# [Goal]
The records below are to be copied word for word, with every picture left out.

# [Supplied material]
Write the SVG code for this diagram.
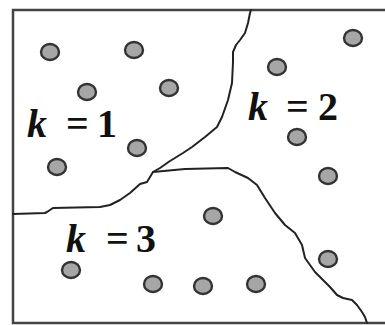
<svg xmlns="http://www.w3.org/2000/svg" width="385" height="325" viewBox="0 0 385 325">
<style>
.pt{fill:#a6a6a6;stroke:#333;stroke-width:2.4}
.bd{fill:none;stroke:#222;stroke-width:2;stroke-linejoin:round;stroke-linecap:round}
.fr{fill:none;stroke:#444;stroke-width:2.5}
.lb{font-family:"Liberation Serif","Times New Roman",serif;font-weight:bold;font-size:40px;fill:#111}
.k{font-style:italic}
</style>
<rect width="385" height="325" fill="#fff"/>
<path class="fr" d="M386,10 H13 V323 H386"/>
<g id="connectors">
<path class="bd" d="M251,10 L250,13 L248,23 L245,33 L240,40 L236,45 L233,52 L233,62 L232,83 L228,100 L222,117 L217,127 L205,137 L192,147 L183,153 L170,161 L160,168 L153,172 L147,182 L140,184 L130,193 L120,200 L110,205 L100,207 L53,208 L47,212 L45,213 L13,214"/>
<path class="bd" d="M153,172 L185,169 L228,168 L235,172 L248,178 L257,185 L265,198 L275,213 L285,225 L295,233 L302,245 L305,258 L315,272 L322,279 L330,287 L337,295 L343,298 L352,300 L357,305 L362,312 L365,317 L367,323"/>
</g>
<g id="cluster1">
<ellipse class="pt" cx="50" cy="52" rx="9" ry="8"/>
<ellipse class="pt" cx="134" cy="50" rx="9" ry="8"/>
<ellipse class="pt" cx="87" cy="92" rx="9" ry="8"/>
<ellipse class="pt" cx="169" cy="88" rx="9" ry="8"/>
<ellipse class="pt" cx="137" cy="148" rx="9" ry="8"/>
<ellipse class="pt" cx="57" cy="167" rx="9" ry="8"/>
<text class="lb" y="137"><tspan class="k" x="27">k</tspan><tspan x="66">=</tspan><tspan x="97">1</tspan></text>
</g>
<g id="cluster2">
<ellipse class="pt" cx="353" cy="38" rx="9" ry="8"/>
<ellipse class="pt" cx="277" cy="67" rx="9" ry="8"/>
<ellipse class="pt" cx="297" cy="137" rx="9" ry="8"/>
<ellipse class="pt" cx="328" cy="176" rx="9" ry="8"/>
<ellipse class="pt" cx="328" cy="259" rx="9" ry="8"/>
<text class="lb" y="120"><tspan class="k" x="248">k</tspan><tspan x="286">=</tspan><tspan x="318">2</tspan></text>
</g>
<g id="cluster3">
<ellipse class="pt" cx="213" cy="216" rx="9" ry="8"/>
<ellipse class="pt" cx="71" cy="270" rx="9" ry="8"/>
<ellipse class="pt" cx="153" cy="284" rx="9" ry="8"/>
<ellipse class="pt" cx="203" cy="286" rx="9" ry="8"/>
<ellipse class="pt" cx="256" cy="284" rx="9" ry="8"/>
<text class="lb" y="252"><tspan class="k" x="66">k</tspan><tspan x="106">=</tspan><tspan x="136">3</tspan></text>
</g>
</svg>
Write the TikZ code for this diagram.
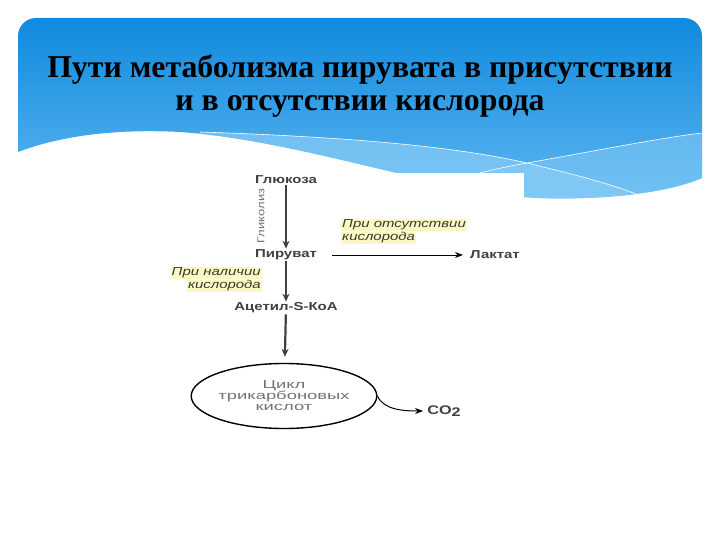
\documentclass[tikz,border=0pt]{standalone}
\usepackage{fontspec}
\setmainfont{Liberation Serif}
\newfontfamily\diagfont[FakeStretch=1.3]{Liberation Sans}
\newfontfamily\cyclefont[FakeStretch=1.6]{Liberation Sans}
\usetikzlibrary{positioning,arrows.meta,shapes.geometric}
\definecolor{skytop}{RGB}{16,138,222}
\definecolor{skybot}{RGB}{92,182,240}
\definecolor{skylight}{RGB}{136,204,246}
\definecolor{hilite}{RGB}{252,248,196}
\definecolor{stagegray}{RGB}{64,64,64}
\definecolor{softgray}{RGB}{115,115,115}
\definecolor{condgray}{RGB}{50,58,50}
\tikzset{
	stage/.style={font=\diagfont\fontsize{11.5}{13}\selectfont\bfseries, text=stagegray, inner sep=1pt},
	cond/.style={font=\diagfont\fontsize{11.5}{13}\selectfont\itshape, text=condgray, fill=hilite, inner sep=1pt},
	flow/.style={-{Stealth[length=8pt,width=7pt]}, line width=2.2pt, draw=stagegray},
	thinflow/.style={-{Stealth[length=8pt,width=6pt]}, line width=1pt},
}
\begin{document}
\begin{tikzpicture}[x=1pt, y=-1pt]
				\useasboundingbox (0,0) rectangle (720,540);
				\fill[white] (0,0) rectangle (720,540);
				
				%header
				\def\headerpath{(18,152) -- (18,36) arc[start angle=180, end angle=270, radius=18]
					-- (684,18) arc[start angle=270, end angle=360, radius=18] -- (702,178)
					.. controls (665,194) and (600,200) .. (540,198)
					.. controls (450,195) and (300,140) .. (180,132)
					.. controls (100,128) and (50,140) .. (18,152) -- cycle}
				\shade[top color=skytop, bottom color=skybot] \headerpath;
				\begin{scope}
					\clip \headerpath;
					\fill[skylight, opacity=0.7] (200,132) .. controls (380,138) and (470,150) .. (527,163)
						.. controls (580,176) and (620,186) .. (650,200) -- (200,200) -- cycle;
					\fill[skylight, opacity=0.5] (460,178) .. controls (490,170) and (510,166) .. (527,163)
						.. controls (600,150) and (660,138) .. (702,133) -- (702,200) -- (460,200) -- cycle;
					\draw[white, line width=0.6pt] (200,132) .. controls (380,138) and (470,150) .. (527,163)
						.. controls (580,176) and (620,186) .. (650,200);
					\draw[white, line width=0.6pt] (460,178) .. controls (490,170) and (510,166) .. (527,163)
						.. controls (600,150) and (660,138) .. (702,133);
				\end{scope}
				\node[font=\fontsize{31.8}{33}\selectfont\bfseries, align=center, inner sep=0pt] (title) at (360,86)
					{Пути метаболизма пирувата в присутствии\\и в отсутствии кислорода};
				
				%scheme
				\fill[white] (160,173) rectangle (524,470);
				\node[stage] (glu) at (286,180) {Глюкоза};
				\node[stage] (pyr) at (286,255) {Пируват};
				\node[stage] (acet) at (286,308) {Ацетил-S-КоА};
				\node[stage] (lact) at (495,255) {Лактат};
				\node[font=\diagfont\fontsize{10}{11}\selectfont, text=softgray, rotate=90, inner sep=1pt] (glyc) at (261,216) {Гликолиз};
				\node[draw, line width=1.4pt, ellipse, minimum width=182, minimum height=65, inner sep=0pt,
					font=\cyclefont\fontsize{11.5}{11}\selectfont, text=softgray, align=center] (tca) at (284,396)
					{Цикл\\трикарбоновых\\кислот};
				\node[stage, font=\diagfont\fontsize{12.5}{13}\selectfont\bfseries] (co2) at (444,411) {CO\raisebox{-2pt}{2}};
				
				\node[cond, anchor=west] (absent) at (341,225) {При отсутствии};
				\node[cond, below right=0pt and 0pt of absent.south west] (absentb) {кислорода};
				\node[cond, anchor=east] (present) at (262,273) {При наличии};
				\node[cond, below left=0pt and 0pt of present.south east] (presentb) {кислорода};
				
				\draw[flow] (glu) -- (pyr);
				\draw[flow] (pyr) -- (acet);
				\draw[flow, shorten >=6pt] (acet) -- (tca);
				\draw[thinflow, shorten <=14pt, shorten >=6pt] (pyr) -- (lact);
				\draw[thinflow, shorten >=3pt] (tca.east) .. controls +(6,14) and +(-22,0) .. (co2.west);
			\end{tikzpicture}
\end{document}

# [Response to this exercise]
Write the SVG code for this diagram.
<svg xmlns="http://www.w3.org/2000/svg" width="385" height="325" viewBox="0 0 385 325">
<style>
.pt{fill:#a6a6a6;stroke:#333;stroke-width:2.4}
.bd{fill:none;stroke:#222;stroke-width:2;stroke-linejoin:round;stroke-linecap:round}
.fr{fill:none;stroke:#444;stroke-width:2.5}
.lb{font-family:"Liberation Serif","Times New Roman",serif;font-weight:bold;font-size:40px;fill:#111}
.k{font-style:italic}
</style>
<rect width="385" height="325" fill="#fff"/>
<path class="fr" d="M386,10 H13 V323 H386"/>
<g id="connectors">
<path class="bd" d="M251,10 L250,13 L248,23 L245,33 L240,40 L236,45 L233,52 L233,62 L232,83 L228,100 L222,117 L217,127 L205,137 L192,147 L183,153 L170,161 L160,168 L153,172 L147,182 L140,184 L130,193 L120,200 L110,205 L100,207 L53,208 L47,212 L45,213 L13,214"/>
<path class="bd" d="M153,172 L185,169 L228,168 L235,172 L248,178 L257,185 L265,198 L275,213 L285,225 L295,233 L302,245 L305,258 L315,272 L322,279 L330,287 L337,295 L343,298 L352,300 L357,305 L362,312 L365,317 L367,323"/>
</g>
<g id="cluster1">
<ellipse class="pt" cx="50" cy="52" rx="9" ry="8"/>
<ellipse class="pt" cx="134" cy="50" rx="9" ry="8"/>
<ellipse class="pt" cx="87" cy="92" rx="9" ry="8"/>
<ellipse class="pt" cx="169" cy="88" rx="9" ry="8"/>
<ellipse class="pt" cx="137" cy="148" rx="9" ry="8"/>
<ellipse class="pt" cx="57" cy="167" rx="9" ry="8"/>
<text class="lb" y="137"><tspan class="k" x="27">k</tspan><tspan x="66">=</tspan><tspan x="97">1</tspan></text>
</g>
<g id="cluster2">
<ellipse class="pt" cx="353" cy="38" rx="9" ry="8"/>
<ellipse class="pt" cx="277" cy="67" rx="9" ry="8"/>
<ellipse class="pt" cx="297" cy="137" rx="9" ry="8"/>
<ellipse class="pt" cx="328" cy="176" rx="9" ry="8"/>
<ellipse class="pt" cx="328" cy="259" rx="9" ry="8"/>
<text class="lb" y="120"><tspan class="k" x="248">k</tspan><tspan x="286">=</tspan><tspan x="318">2</tspan></text>
</g>
<g id="cluster3">
<ellipse class="pt" cx="213" cy="216" rx="9" ry="8"/>
<ellipse class="pt" cx="71" cy="270" rx="9" ry="8"/>
<ellipse class="pt" cx="153" cy="284" rx="9" ry="8"/>
<ellipse class="pt" cx="203" cy="286" rx="9" ry="8"/>
<ellipse class="pt" cx="256" cy="284" rx="9" ry="8"/>
<text class="lb" y="252"><tspan class="k" x="66">k</tspan><tspan x="106">=</tspan><tspan x="136">3</tspan></text>
</g>
</svg>
Write the TikZ code for this diagram.
\documentclass[tikz,border=0pt]{standalone}
\usepackage{fontspec}
\setmainfont{Liberation Serif}
\newfontfamily\diagfont[FakeStretch=1.3]{Liberation Sans}
\newfontfamily\cyclefont[FakeStretch=1.6]{Liberation Sans}
\usetikzlibrary{positioning,arrows.meta,shapes.geometric}
\definecolor{skytop}{RGB}{16,138,222}
\definecolor{skybot}{RGB}{92,182,240}
\definecolor{skylight}{RGB}{136,204,246}
\definecolor{hilite}{RGB}{252,248,196}
\definecolor{stagegray}{RGB}{64,64,64}
\definecolor{softgray}{RGB}{115,115,115}
\definecolor{condgray}{RGB}{50,58,50}
\tikzset{
	stage/.style={font=\diagfont\fontsize{11.5}{13}\selectfont\bfseries, text=stagegray, inner sep=1pt},
	cond/.style={font=\diagfont\fontsize{11.5}{13}\selectfont\itshape, text=condgray, fill=hilite, inner sep=1pt},
	flow/.style={-{Stealth[length=8pt,width=7pt]}, line width=2.2pt, draw=stagegray},
	thinflow/.style={-{Stealth[length=8pt,width=6pt]}, line width=1pt},
}
\begin{document}
\begin{tikzpicture}[x=1pt, y=-1pt]
				\useasboundingbox (0,0) rectangle (720,540);
				\fill[white] (0,0) rectangle (720,540);
				
				%header
				\def\headerpath{(18,152) -- (18,36) arc[start angle=180, end angle=270, radius=18]
					-- (684,18) arc[start angle=270, end angle=360, radius=18] -- (702,178)
					.. controls (665,194) and (600,200) .. (540,198)
					.. controls (450,195) and (300,140) .. (180,132)
					.. controls (100,128) and (50,140) .. (18,152) -- cycle}
				\shade[top color=skytop, bottom color=skybot] \headerpath;
				\begin{scope}
					\clip \headerpath;
					\fill[skylight, opacity=0.7] (200,132) .. controls (380,138) and (470,150) .. (527,163)
						.. controls (580,176) and (620,186) .. (650,200) -- (200,200) -- cycle;
					\fill[skylight, opacity=0.5] (460,178) .. controls (490,170) and (510,166) .. (527,163)
						.. controls (600,150) and (660,138) .. (702,133) -- (702,200) -- (460,200) -- cycle;
					\draw[white, line width=0.6pt] (200,132) .. controls (380,138) and (470,150) .. (527,163)
						.. controls (580,176) and (620,186) .. (650,200);
					\draw[white, line width=0.6pt] (460,178) .. controls (490,170) and (510,166) .. (527,163)
						.. controls (600,150) and (660,138) .. (702,133);
				\end{scope}
				\node[font=\fontsize{31.8}{33}\selectfont\bfseries, align=center, inner sep=0pt] (title) at (360,86)
					{Пути метаболизма пирувата в присутствии\\и в отсутствии кислорода};
				
				%scheme
				\fill[white] (160,173) rectangle (524,470);
				\node[stage] (glu) at (286,180) {Глюкоза};
				\node[stage] (pyr) at (286,255) {Пируват};
				\node[stage] (acet) at (286,308) {Ацетил-S-КоА};
				\node[stage] (lact) at (495,255) {Лактат};
				\node[font=\diagfont\fontsize{10}{11}\selectfont, text=softgray, rotate=90, inner sep=1pt] (glyc) at (261,216) {Гликолиз};
				\node[draw, line width=1.4pt, ellipse, minimum width=182, minimum height=65, inner sep=0pt,
					font=\cyclefont\fontsize{11.5}{11}\selectfont, text=softgray, align=center] (tca) at (284,396)
					{Цикл\\трикарбоновых\\кислот};
				\node[stage, font=\diagfont\fontsize{12.5}{13}\selectfont\bfseries] (co2) at (444,411) {CO\raisebox{-2pt}{2}};
				
				\node[cond, anchor=west] (absent) at (341,225) {При отсутствии};
				\node[cond, below right=0pt and 0pt of absent.south west] (absentb) {кислорода};
				\node[cond, anchor=east] (present) at (262,273) {При наличии};
				\node[cond, below left=0pt and 0pt of present.south east] (presentb) {кислорода};
				
				\draw[flow] (glu) -- (pyr);
				\draw[flow] (pyr) -- (acet);
				\draw[flow, shorten >=6pt] (acet) -- (tca);
				\draw[thinflow, shorten <=14pt, shorten >=6pt] (pyr) -- (lact);
				\draw[thinflow, shorten >=3pt] (tca.east) .. controls +(6,14) and +(-22,0) .. (co2.west);
			\end{tikzpicture}
\end{document}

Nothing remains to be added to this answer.